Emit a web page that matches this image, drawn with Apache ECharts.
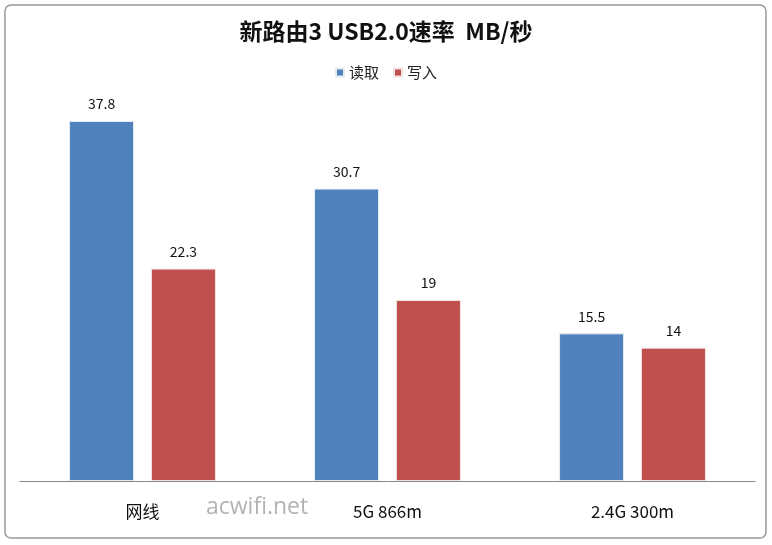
<!DOCTYPE html>
<html><head><meta charset="utf-8">
<script src="https://cdn.jsdelivr.net/npm/echarts@6/dist/echarts.min.js"></script>
<style>html,body{margin:0;padding:0;background:#fff}#c{width:772px;height:545px}</style>
</head><body><div id="c"></div>
<script>
var categories = ['网线', '5G 866m', '2.4G 300m'];
var readValues = [37.8, 30.7, 15.5];
var writeValues = [22.3, 19, 14];
var seriesNames = ['读取', '写入'];

var chart = echarts.init(document.getElementById('c'));
var font = '"Noto Sans CJK SC", "Open Sans", sans-serif';
chart.setOption({
  backgroundColor: '#fff',
  animation: false,
  title: {
    text: '新路由3 USB2.0速率  MB/秒', left: 'center', top: 15,
    textStyle: {fontFamily: font, fontSize: 23, fontWeight: 'bold', color: '#111'}
  },
  legend: {
    data: seriesNames, top: 60, left: 'center', itemWidth: 8, itemHeight: 8, itemGap: 14,
    icon: 'rect',
    textStyle: {fontFamily: font, fontSize: 15, color: '#222'}
  },
  grid: {left: 20, right: 17, top: 100, bottom: 64},
  xAxis: {
    type: 'category', data: categories,
    axisLine: {lineStyle: {color: '#888', width: 1}},
    axisTick: {show: false},
    axisLabel: {fontFamily: font, fontSize: 17, color: '#111', margin: 22}
  },
  yAxis: {type: 'value', min: 0, max: 40, show: false, splitLine: {show: false}},
  series: [
    {name: seriesNames[0], type: 'bar', data: readValues, barWidth: 65, barGap: '26%',
     itemStyle: {color: '#4F81BD', borderColor: '#e6ecf4', borderWidth: 1},
     label: {show: true, position: 'top', distance: 10, fontFamily: font, fontSize: 14, color: '#111'}},
    {name: seriesNames[1], type: 'bar', data: writeValues, barWidth: 65,
     itemStyle: {color: '#C0504D', borderColor: '#f3e4e4', borderWidth: 1},
     label: {show: true, position: 'top', distance: 10, fontFamily: font, fontSize: 14, color: '#111'}}
  ],
  graphic: [
    {type: 'rect', shape: {x: 5, y: 5, width: 761, height: 533, r: 6}, silent: true, z: -1,
     style: {fill: 'none', stroke: '#999', lineWidth: 1.5}},
    {type: 'text', left: 206, top: 496, silent: true, z: 10,
     style: {text: 'acwifi.net', fontFamily: '"Open Sans", sans-serif', fontSize: 23, fill: '#b3b3b3'}}
  ]
});
</script></body></html>
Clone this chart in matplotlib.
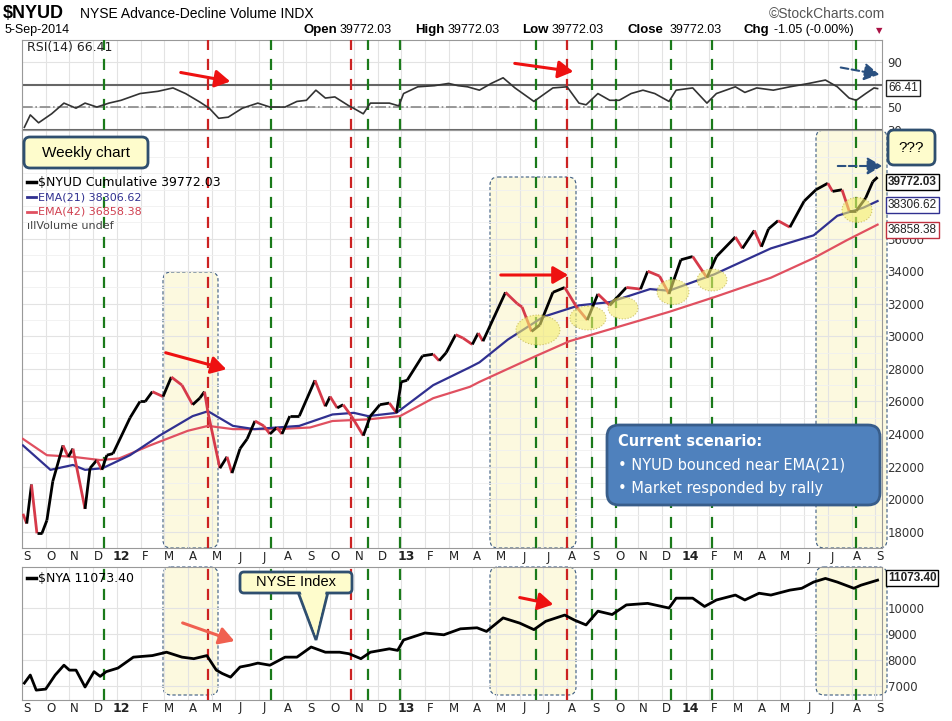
import matplotlib
matplotlib.use("Agg")
import matplotlib.pyplot as plt
from matplotlib.collections import LineCollection
from matplotlib.patches import FancyBboxPatch, Ellipse, Polygon, FancyArrowPatch

# ---- data (t = months since 1-Sep-2011) ----
rsi_t = [0.1,0.35,0.7,1.25,1.77,2.28,2.66,3.16,3.67,4.18,4.98,5.74,6.37,6.9,7.5,7.9,8.3,8.7,9.3,9.95,10.46,11.1,11.6,12.0,12.4,12.8,13.2,13.8,13.9,14.4,14.7,15.5,15.9,16.1,16.7,17.4,18.0,18.4,18.8,19.3,19.8,20.3,20.8,21.6,22.4,23.0,23.5,23.8,24.3,24.8,25.2,25.7,26.2,26.7,27.3,27.6,28.3,28.9,29.3,30.1,30.5,31.0,31.7,32.4,33.2,33.9,34.4,34.9,35.2,35.6,35.95,36.1]
rsi_v = [32,43,36,44,53.5,49,53.5,50,53.5,56,62,64,67,62,54.5,49,40,41,49,53.5,50,50,55,56,65,58,59,51,50,44,53.5,53.5,51,62,68,69,71,69,68,65,71,76,67,55,67,68,53.5,52,62,56,56,62,65,62,55,65,67,53.5,62,68,63,67,65,68,71,74,68,58,56,62,67,66.41]

nyud_t = [0.04,0.2,0.4,0.63,0.84,1.05,1.3,1.73,1.95,2.15,2.66,2.87,3.16,3.37,3.58,3.84,4.56,4.98,5.2,5.5,5.95,6.3,6.75,7.2,7.5,7.7,7.85,8.35,8.65,8.86,9.2,9.5,9.83,10.2,10.46,10.75,10.97,11.3,11.7,12.36,12.8,13.0,13.3,13.55,13.9,14.4,14.7,15.1,15.5,15.8,16.0,16.25,16.9,17.35,17.6,17.9,18.3,18.6,19.0,19.25,19.45,20.4,20.9,21.1,21.5,21.85,22.4,22.9,23.4,23.85,24.3,24.8,25.5,26.1,26.4,26.9,27.3,27.8,28.3,28.9,29.3,30.1,30.4,30.9,31.2,31.5,31.9,32.4,33.0,33.5,34.0,34.2,34.6,34.9,35.2,35.6,35.9,36.1]
nyud_v = [19100,18500,20900,17900,17900,18700,21100,23300,22600,23100,19400,21900,22400,21800,22700,22800,25000,26000,26000,26600,26300,27500,27000,25800,26200,26600,25300,21900,22600,21600,23100,23700,24800,24500,24000,24400,24000,25100,25100,27300,25700,26300,25600,25800,25100,23900,25100,25800,25900,25300,27200,27300,28800,28900,28500,29000,30100,29900,29500,30200,29700,32700,32000,31800,30300,30700,32700,33000,31800,31000,32600,31900,33000,32900,34000,33700,32600,34700,34900,33600,34900,36100,35400,36500,35500,36600,37100,36700,38300,39000,39400,38900,39000,37700,37700,38500,39500,39772.03]

ema21_t = [0.04,1.2,2.15,2.66,3.4,4.56,5.8,7.2,7.85,8.9,9.8,11.7,13.1,14.0,14.6,15.8,17.35,18.9,19.3,20.5,22.0,23.5,24.8,26.5,27.3,29.2,31.6,33.4,34.4,35.5,36.1]
ema21_v = [23300,21800,22100,21800,21900,22700,23900,25100,25400,24500,24300,24500,25200,25300,25100,25300,27000,28100,28400,29800,31200,31900,32100,32900,32800,33800,35400,36200,37400,37900,38306.62]

ema42_t = [0.04,1.05,2.15,3.3,4.1,5.4,7.0,7.85,8.9,10.75,12.15,13.1,14.6,15.95,17.35,18.9,19.3,21.7,23.1,25.2,27.3,29.2,31.6,33.4,34.8,36.1]
ema42_v = [23700,22700,22600,22400,22500,23300,24200,24500,24300,24300,24400,24800,24900,25100,26200,26900,27200,28800,29700,30600,31500,32400,33600,34800,35900,36858.38]

nya_t = [0.1,0.35,0.6,1.0,1.4,1.77,2.0,2.28,2.66,3.04,3.3,3.55,4.05,4.7,5.5,6.1,6.75,7.25,7.8,8.2,8.45,8.8,9.2,9.6,9.95,10.46,11.1,11.6,12.2,12.8,13.4,13.8,14.3,14.7,15.5,15.85,16.1,17.0,17.8,18.5,19.2,19.6,20.3,21.0,21.6,22.1,22.9,23.3,23.8,24.3,24.9,25.5,26.4,27.3,27.6,28.3,28.8,29.3,30.1,30.5,31.1,31.6,32.4,32.9,33.4,33.9,34.4,35.1,35.4,36.1]
nya_v = [7110,7420,6840,6880,7420,7800,7610,7610,6960,7550,7370,7550,7690,8110,8170,8300,8110,8050,8170,7610,7480,7340,7730,7800,7880,7800,8110,8110,8500,8300,8300,8240,8050,8300,8430,8370,8770,9040,8970,9200,9240,9100,9620,9420,9170,9490,9730,9540,9350,9880,9750,10120,10180,10000,10380,10380,10060,10310,10500,10310,10570,10500,10690,10760,11000,11140,11000,10760,10880,11073.40]

month_labels = ["S","O","N","D","12","F","M","A","M","J","J","A","S","O","N","D","13","F","M","A","M","J","J","A","S","O","N","D","14","F","M","A","M","J","J","A","S"]
green_lines = [3.48,10.5,14.6,15.93,21.67,24.05,25.07,27.4,29.1,35.2]
red_lines = [7.85,13.9,23.0]
rsi_ticks = [30,50,90]
nyud_ticks = [18000,20000,22000,24000,26000,28000,30000,32000,34000,36000]
nya_ticks = [7000,8000,9000,10000]

W, H = 952, 721
fig = plt.figure(figsize=(W/100, H/100), dpi=100)
X0, X1 = 22, 882
TMAX = (X1 - X0) / 23.7

bg = fig.add_axes([0, 0, 1, 1], zorder=0)
bg.set_xlim(0, W); bg.set_ylim(H, 0); bg.axis("off")

def ax_at(y0, y1):
    a = fig.add_axes([X0/W, 1-y1/H, (X1-X0)/W, (y1-y0)/H], zorder=2)
    a.patch.set_alpha(0)
    return a

ax_r = ax_at(40, 130)
ax_m = ax_at(130, 548)
ax_n = ax_at(567, 700)
GRID = "#e3e3e3"
for a, lo, hi, ticks in [(ax_r, 29.6, 109.6, rsi_ticks), (ax_m, 17330, 42670, nyud_ticks), (ax_n, 6460, 11580, nya_ticks)]:
    a.set_xlim(0, TMAX); a.set_ylim(lo, hi)
    a.set_xticks(range(0, 37)); a.set_xticklabels([])
    a.tick_params(axis="x", length=0)
    a.yaxis.tick_right()
    a.set_yticks(ticks)
    a.set_yticklabels([str(t) for t in ticks], fontsize=8.5, color="#333333")
    a.tick_params(axis="y", length=0, pad=4)
    a.grid(True, color=GRID, lw=0.8)
    for s in a.spines.values():
        s.set_color("#999999"); s.set_linewidth(0.8)
    for g in green_lines:
        a.axvline(g, color="#1a7a1a", ls=(0, (5, 4)), lw=1.6, zorder=3)
    for r in red_lines:
        a.axvline(r, color="#cc2222", ls=(0, (5, 4)), lw=1.6, zorder=3)
ax_m.set_yticks([17000+i*1000 for i in range(26)], minor=True)
ax_m.tick_params(axis="y", which="minor", length=0)
ax_m.grid(True, which="minor", axis="y", color="#f0f0f0", lw=0.6)

ax_r.plot(rsi_t, rsi_v, color="#333333", lw=1.2, zorder=4)
ax_r.axhline(70, color="#666666", lw=1.5, zorder=2)
ax_r.axhline(30, color="#666666", lw=1.5, zorder=2)
ax_r.axhline(50, color="#888888", lw=1.2, ls="-.", zorder=2)

def updown(ax, t, v, lw):
    segs = [[(t[i], v[i]), (t[i+1], v[i+1])] for i in range(len(t)-1)]
    cols = ["#d63a4a" if v[i+1] < v[i] else "black" for i in range(len(t)-1)]
    ax.add_collection(LineCollection(segs, colors=cols, linewidths=lw, zorder=5))

ax_m.plot(ema42_t, ema42_v, color="#e05060", lw=1.6, zorder=4)
ax_m.plot(ema21_t, ema21_v, color="#303090", lw=1.6, zorder=4)
updown(ax_m, nyud_t, nyud_v, 2.0)
ax_n.plot(nya_t, nya_v, color="black", lw=2.0, zorder=5)

ov = fig.add_axes([0, 0, 1, 1], zorder=10)
ov.set_xlim(0, W); ov.set_ylim(H, 0); ov.axis("off"); ov.patch.set_alpha(0)
def px(t): return X0 + t * 23.7

for i, lab in enumerate(month_labels):
    bold = lab.isdigit()
    for yy in (557, 708):
        ov.text(px(i) + 5, yy, lab, ha="center", va="center", fontsize=9 if bold else 8.5,
                fontweight="bold" if bold else "normal", color="#222222")

def sbox(x0, x1, y0, y1):
    bg.add_patch(FancyBboxPatch((x0, y0), x1-x0, y1-y0, boxstyle="round,pad=0,rounding_size=8",
                 fc="#fcf9df", ec="#3a5a80", ls=(0, (3, 2)), lw=0.8, zorder=1))
sbox(163, 218, 272, 548); sbox(163, 218, 567, 695)
sbox(490, 576, 177, 548); sbox(490, 576, 567, 695)
sbox(816, 887, 130, 548); sbox(816, 887, 567, 695)

for (cx, cy, w, h) in [(538,330,44,30),(588,318,36,24),(623,308,30,22),(673,292,32,25),(712,280,30,22),(857,210,30,25)]:
    ov.add_patch(Ellipse((cx, cy), w, h, fc="#f5ee70", ec="#b0a030", ls=":", lw=0.8, alpha=0.6, zorder=2))

def arr(x0, y0, x1, y1, c="#ee1111", ls="-", lw=2.2):
    ov.add_patch(FancyArrowPatch((x0, y0), (x1, y1), arrowstyle="-|>,head_length=6,head_width=3.5",
                 color=c, lw=lw, ls=ls, mutation_scale=1.5, zorder=6))
arr(178, 72, 233, 82); arr(512, 63, 576, 72)
arr(163, 352, 229, 370); arr(498, 275, 571, 275)
arr(180, 622, 237, 642, c="#f06050"); arr(517, 597, 556, 605)
arr(838, 67, 882, 75, c="#2a5080", ls="--", lw=1.5)
arr(835, 166, 885, 166, c="#2a5080", ls="--", lw=1.5)

NARROW = "Liberation Sans"
ov.add_patch(FancyBboxPatch((24, 137), 124, 31, boxstyle="round,pad=0,rounding_size=6", fc="#fefccc", ec="#2f4f6f", lw=2, zorder=7))
ov.text(86, 153, "Weekly chart", ha="center", va="center", fontsize=11, zorder=8, family=NARROW)
ov.add_patch(FancyBboxPatch((888, 130), 47, 35, boxstyle="round,pad=0,rounding_size=6", fc="#fefccc", ec="#2f4f6f", lw=2, zorder=7))
ov.text(911, 148, "???", ha="center", va="center", fontsize=11, zorder=8, family=NARROW)
ov.add_patch(FancyBboxPatch((607, 425), 273, 80, boxstyle="round,pad=0,rounding_size=12", fc="#4f81bd", ec="#385d8a", lw=2, zorder=7))
ov.text(618, 442, "Current scenario:", ha="left", va="center", fontsize=10.5, fontweight="bold", color="white", zorder=8)
ov.text(618, 465, "• NYUD bounced near EMA(21)", ha="left", va="center", fontsize=10.5, color="white", zorder=8)
ov.text(618, 488, "• Market responded by rally", ha="left", va="center", fontsize=10.5, color="white", zorder=8)
ov.add_patch(Polygon([(298, 592), (316, 640), (328, 592)], closed=True, fc="#fefccc", ec="#2f4f6f", lw=2, zorder=7))
ov.add_patch(FancyBboxPatch((240, 572), 112, 21, boxstyle="round,pad=0,rounding_size=4", fc="#fefccc", ec="#2f4f6f", lw=2, zorder=7))
ov.add_patch(Polygon([(300, 590), (316, 636), (326, 590)], closed=True, fc="#fefccc", ec="none", zorder=8))
ov.text(296, 582, "NYSE Index", ha="center", va="center", fontsize=10.5, zorder=9, family=NARROW)

ov.text(3, 14, "$NYUD", fontsize=13, fontweight="bold", va="center", family=NARROW)
ov.text(80, 14, "NYSE Advance-Decline Volume INDX", fontsize=10, va="center", family=NARROW)
ov.text(885, 14, "©StockCharts.com", fontsize=10, va="center", ha="right", color="#555555", family=NARROW)
ov.text(5, 30, "5-Sep-2014", fontsize=9, va="center", family=NARROW)
for x, lab, xv, val in [(303, "Open", 340, "39772.03"), (415, "High", 448, "39772.03"), (522, "Low", 552, "39772.03"),
                        (627, "Close", 670, "39772.03"), (744, "Chg", 774, "-1.05 (-0.00%)")]:
    ov.text(x, 30, lab, fontsize=9.5, fontweight="bold", va="center", family=NARROW)
    ov.text(xv, 30, val, fontsize=9, va="center", family=NARROW)
ov.text(876, 31, "▼", fontsize=6, color="#aa1144", va="center")

ov.text(27, 48, "RSI(14) 66.41", fontsize=9, va="center", color="#222222")
ov.plot([27, 36], [182, 182], color="black", lw=2.5)
ov.text(38, 182, "$NYUD Cumulative 39772.03", fontsize=9, va="center")
ov.plot([27, 36], [197, 197], color="#303090", lw=2)
ov.text(38, 197, "EMA(21) 38306.62", fontsize=8, va="center", color="#303090")
ov.plot([27, 36], [212, 212], color="#e05060", lw=2)
ov.text(38, 212, "EMA(42) 36858.38", fontsize=8, va="center", color="#d04050")
ov.text(27, 226, "ıllVolume undef", fontsize=8, va="center", color="#444444")
ov.plot([27, 36], [578, 578], color="black", lw=2.5)
ov.text(38, 578, "$NYA 11073.40", fontsize=9, va="center")

for y, s, c, bold in [(88, "66.41", "#222222", False), (182, "39772.03", "black", True), (205, "38306.62", "#303090", False),
                      (230, "36858.38", "#c03040", False), (578, "11073.40", "black", True)]:
    ov.text(888, y, s, fontsize=8.5, va="center", ha="left", color="#222222", fontweight="bold" if bold else "normal",
            family=NARROW, bbox=dict(boxstyle="square,pad=0.15", fc="white", ec=c, lw=1), zorder=9)

fig.savefig("out.png", dpi=100)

++++++++++++++++++++

Set task: Set the lines above down again, word for word, from the first through the one containing "var seriesNames = ['读取', '写入'];"; pictures excluded.

Full output:
Emit a web page that matches this image, drawn with Apache ECharts.
<!DOCTYPE html>
<html><head><meta charset="utf-8">
<script src="https://cdn.jsdelivr.net/npm/echarts@6/dist/echarts.min.js"></script>
<style>html,body{margin:0;padding:0;background:#fff}#c{width:772px;height:545px}</style>
</head><body><div id="c"></div>
<script>
var categories = ['网线', '5G 866m', '2.4G 300m'];
var readValues = [37.8, 30.7, 15.5];
var writeValues = [22.3, 19, 14];
var seriesNames = ['读取', '写入'];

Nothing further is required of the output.